Das hat Konsequenzen. Es würden seltener Sprachinseln entstehen, also Grüppchen, die sich in der Muttersprache unterhalten, sagt Güngör. Vielmehr sind die Freundesgruppen sprachlich und interethisch gemischt. Dadurch wird Deutsch zunehmend zur gemeinsamen Verkehrssprache.
„Mäßiges Deutsch“
„Dieses Deutsch ist oft aber ein mäßiges“, sagt Güngör. Das zeigen auch die Zahlen. Im vergangenen Schuljahr wurden 14 Prozent der Kinder in Wiener Volksschulen als außerordentlich eingestuft. Das bedeutet, dass sie nicht gut genug Deutsch können, um dem Unterricht zu folgen. Dabei haben 80 Prozent der Kinder mehr als zwei Jahre einen Kindergarten besucht.
Die Deutschförderung scheint offensichtlich nur ungenügend zu funktionieren. Das hat zuletzt auch die wissenschaftliche Evaluierung von Bildungspsychologin Christiane Spiel gezeigt. Sie hat dem Bildungsminister
einige Empfehlungen vorgelegt. Die wichtigste davon: Die Schulen sollen selbst über die Art der Deutschförderung entscheiden, also darüber, ob sie die Kinder innerhalb der Klasse, in vorübergehend zusammengefasste Gruppen oder in permanenten Deutschförderklassen fördern. Das hat im Bildungsministerium nur wenig Anklang gefunden. Immerhin würden damit die unter Türkis-Blau
eingeführten Deutschförderklassen aufgeweicht. Genau das hat damals auch Wiens Vizebürgermeister Christoph Wiederkehr gefordert. Man müsse bei den Deutschförderklassen „die Reißleine ziehen“.
Wer soll in die Ganztagsschule?
Darauf hat die Stadt Wien allerdings keinen Einfluss. Hier will man an anderer Stelle ansetzen. So sollen im kommenden Jahr 100 zusätzliche Sprachförderkräfte in den Kindergärten eingesetzt werden. Außerdem will man Eltern besser ins Kindergarten- und Schulsystem einbinden. Dafür soll es kostenlose Elternbildungs-Workshops geben.

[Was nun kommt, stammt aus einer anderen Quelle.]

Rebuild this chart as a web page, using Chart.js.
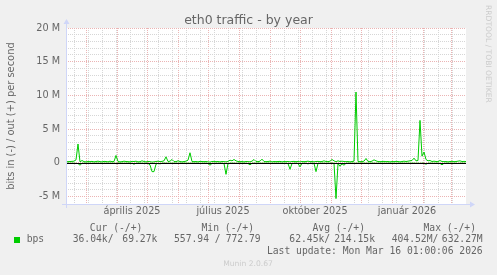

Helfen soll beim Deutscherwerb auch der Ausbau der Ganztagsschule. Bisher werden ganztägige Schulen aber oft nicht von jenen Kindern besucht, die es besonders brauchen. Deshalb wird überlegt, die Kriterien für eine Aufnahme zu ändern. Es sollen nicht allein die Wohnortnähe und die Berufstätigkeit der Eltern entscheidend sein. (j. n.)